De son côté, Natondé Aké présente le projet comme une évolution démocratique naturelle en soulignant que le Sénat serait « la Chambre haute du Parlement », appelée à offrir une lecture plus juste, plus équilibrée et plus approfondie des lois, notamment celles touchant aux questions politiques sensibles. Dans sa vision, cette seconde chambre permettrait de renforcer la qualité du travail législatif et de limiter la précipitation dans l’adoption de certaines réformes.
Le député Victor Topanou, quant à lui, va plus loin. Il voit dans la création du Sénat un moyen de rééquilibrer les pouvoirs, estimant que l’actuelle architecture institutionnelle donne une prééminence excessive à l’exécutif. Pour lui, une Chambre haute, composée de personnalités expérimentées et moins soumises aux pressions partisanes, pourrait contribuer à ramener une respiration démocratique dans le fonctionnement des institutions.
Principales dispositions du projet de loi
La proposition de loi soumise prévoit plusieurs changements majeurs du bloc constitutionnel de décembre 1990:
- Trêve politique (art. 5-1) : instaure une période « de trêve des activités de compétition politique » après l’élection présidentielle. Durant celle-ci, les partis doivent soutenir les actions du président et « l’animation du débat politique à finalité compétitive est suspendue ». Le Sénat est chargé de veiller au respect de cette règle.

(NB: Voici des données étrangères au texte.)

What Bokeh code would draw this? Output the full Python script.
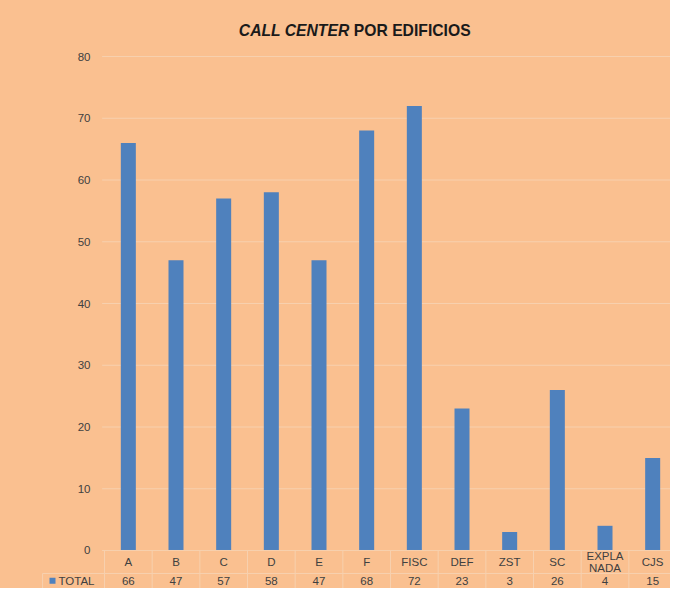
from bokeh.plotting import figure
from bokeh.models import Range1d, FixedTicker, LinearAxis, Label
from bokeh.core.properties import value
from bokeh.embed import file_html
from bokeh.resources import INLINE

# ---- data ----
categories = ["A", "B", "C", "D", "E", "F", "FISC", "DEF", "ZST", "SC", "EXPLA\nNADA", "CJS"]
totals = [66, 47, 57, 58, 47, 68, 72, 23, 3, 26, 4, 15]
series_name = "TOTAL"
y_ticks = [0, 10, 20, 30, 40, 50, 60, 70, 80]
title_italic = "CALL CENTER"
title_rest = "POR EDIFICIOS"

# ---- style ----
BG = "#FAC090"
BAR = "#4F81BD"
TXT = "#404040"
GRID = "#F7D0AE"
FONT = value("Liberation Sans")

n = len(categories)
xs = [i + 0.5 for i in range(n)]

# layout in data units (category band = 1 unit)
label_col = -1.30          # left edge of the table's label column
row1_bottom = -3.725       # bottom of the category row
row1_mid = -1.86
row2_mid = -4.90
y_lo = -6.154

p = figure(width=670, height=588, output_backend="svg", toolbar_location=None,
           x_range=Range1d(-1.3427, 11.874), y_range=Range1d(y_lo, 89.07),
           x_axis_location=None, y_axis_location=None,
           min_border_left=40, min_border_right=0, min_border_top=0, min_border_bottom=0)
p.background_fill_color = BG
p.border_fill_color = BG
p.outline_line_color = None
p.styles = {"background-color": BG}
p.xgrid.visible = False
p.ygrid.visible = False

# gridlines (only across the plotting bands)
p.segment(x0=[-0.05] * len(y_ticks), x1=[n] * len(y_ticks), y0=y_ticks, y1=y_ticks,
          line_color=GRID, line_width=1)

# y axis drawn at x=0
yaxis = LinearAxis(ticker=FixedTicker(ticks=y_ticks), fixed_location=0)
yaxis.axis_line_color = None
yaxis.major_tick_line_color = None
yaxis.minor_tick_line_color = None
yaxis.major_label_standoff = 8
yaxis.major_label_text_font = "Liberation Sans"
yaxis.major_label_text_font_size = "11.5px"
yaxis.major_label_text_color = TXT
p.add_layout(yaxis, "left")

# bars
p.vbar(x=xs, top=totals, bottom=0, width=0.315, fill_color=BAR, line_color=None)

# data table lines
vx = list(range(n + 1))
p.segment(x0=vx, x1=vx, y0=[0] * len(vx), y1=[y_lo] * len(vx), line_color=GRID, line_width=1)
p.segment(x0=[label_col, 0, label_col], x1=[label_col, n, n],
          y0=[row1_bottom, 0, row1_bottom], y1=[y_lo, 0, row1_bottom],
          line_color=GRID, line_width=1)

# table texts
p.text(x=xs, y=[row1_mid] * n, text=categories, text_align="center", text_baseline="middle",
       text_font=FONT, text_font_size="11.5px", text_color=TXT, text_line_height=1.0)
p.text(x=xs, y=[row2_mid] * n, text=[str(v) for v in totals], text_align="center",
       text_baseline="middle", text_font=FONT, text_font_size="11.5px", text_color=TXT)

# legend key + series name
p.scatter(x=[-1.091], y=[row2_mid], marker="square", size=6, fill_color=BAR, line_color=None)
p.add_layout(Label(x=-0.965, y=row2_mid, text=series_name, text_baseline="middle",
                   text_font="Liberation Sans", text_font_size="11.5px", text_color=TXT))

# title
p.add_layout(Label(x=5.14, y=84.21, text=title_italic, text_align="right", text_baseline="middle",
                   text_font="Liberation Sans", text_font_size="15.7px", text_font_style="bold italic",
                   text_color="#1a1a1a"))
p.add_layout(Label(x=5.23, y=84.21, text=title_rest, text_align="left", text_baseline="middle",
                   text_font="Liberation Sans", text_font_size="15.7px", text_font_style="bold",
                   text_color="#1a1a1a"))

open("out.html", "w").write(file_html(p, INLINE))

- Nouveaux droits de propriété (art. 22 modifié) et serment présidentiel : précision que le serment sera désormais reçu « par la Cour constitutionnelle et le Sénat ».

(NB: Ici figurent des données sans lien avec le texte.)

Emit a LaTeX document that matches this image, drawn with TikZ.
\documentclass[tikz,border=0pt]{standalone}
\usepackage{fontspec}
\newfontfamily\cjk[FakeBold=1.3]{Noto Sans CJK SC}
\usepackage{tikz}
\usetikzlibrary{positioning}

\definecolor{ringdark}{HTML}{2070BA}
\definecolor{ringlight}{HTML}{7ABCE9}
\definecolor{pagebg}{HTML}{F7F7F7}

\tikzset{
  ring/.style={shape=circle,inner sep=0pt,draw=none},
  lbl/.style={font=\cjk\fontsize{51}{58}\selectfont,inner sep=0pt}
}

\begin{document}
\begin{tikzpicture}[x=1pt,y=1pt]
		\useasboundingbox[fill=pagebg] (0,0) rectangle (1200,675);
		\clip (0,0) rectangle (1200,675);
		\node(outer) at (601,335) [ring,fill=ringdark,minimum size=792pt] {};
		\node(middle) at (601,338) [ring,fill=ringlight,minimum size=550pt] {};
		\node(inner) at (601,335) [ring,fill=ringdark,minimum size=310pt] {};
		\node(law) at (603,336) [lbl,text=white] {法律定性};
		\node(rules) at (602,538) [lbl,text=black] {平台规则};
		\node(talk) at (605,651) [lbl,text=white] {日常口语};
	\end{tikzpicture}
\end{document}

- Création du Sénat (Titre V) : le texte énumère ses missions. Parmi celles-ci, le Sénat doit « garantir la sauvegarde et le renforcement des acquis du développement de la Nation, de la défense du territoire et de la sécurité publique », veiller à la stabilité politique et la « continuité de l’État ». Il doit promouvoir des valeurs et mœurs politiques favorisant l’intérêt supérieur de la Nation, l’unité et la cohésion sociales, ainsi que le développement durable. En matière législative, il aura un pouvoir de délibération a priori sur les « projets ou propositions de loi à caractère politique » (organisation du pouvoir, finances publiques, sécurité). Il pourra demander une seconde lecture de toute loi votée par l’Assemblée nationale : si celle-ci écarte le Président, le texte reviendrait alors au Sénat en lecture définitive.

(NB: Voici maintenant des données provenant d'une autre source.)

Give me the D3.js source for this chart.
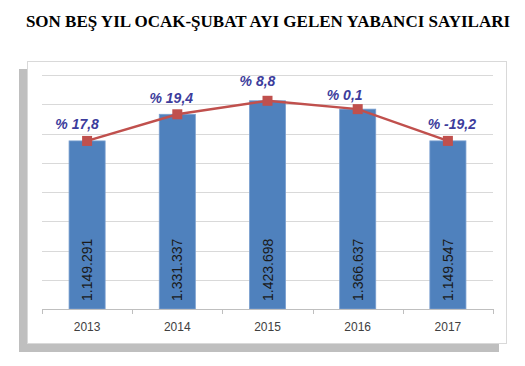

- Composition du Sénat : il serait composé en majorité de « membres de droit » sans élection. Sont cités : les anciens présidents de la République, anciens présidents de l’Assemblée nationale, anciens présidents de la Cour constitutionnelle et anciens chefs d’état-major des forces de défense et de sécurité. À ceux-ci s’ajouteraient des membres désignés par le président de la République et le président de l’Assemblée nationale (jusqu’à 1/50 des membres de droit). Aucun sénateur ne pourrait avoir plus de 90 ans (limite portée à 95 ans pour les membres de droit déjà âgés lors de l’installation).
A noter donc que ce Sénat projeté ne ressemble pas à une chambre haute élue classique. Il concentre l’essentiel du pouvoir sur des « anciens » dirigeant (ex-présidents, chefs militaires) réunis par constitution.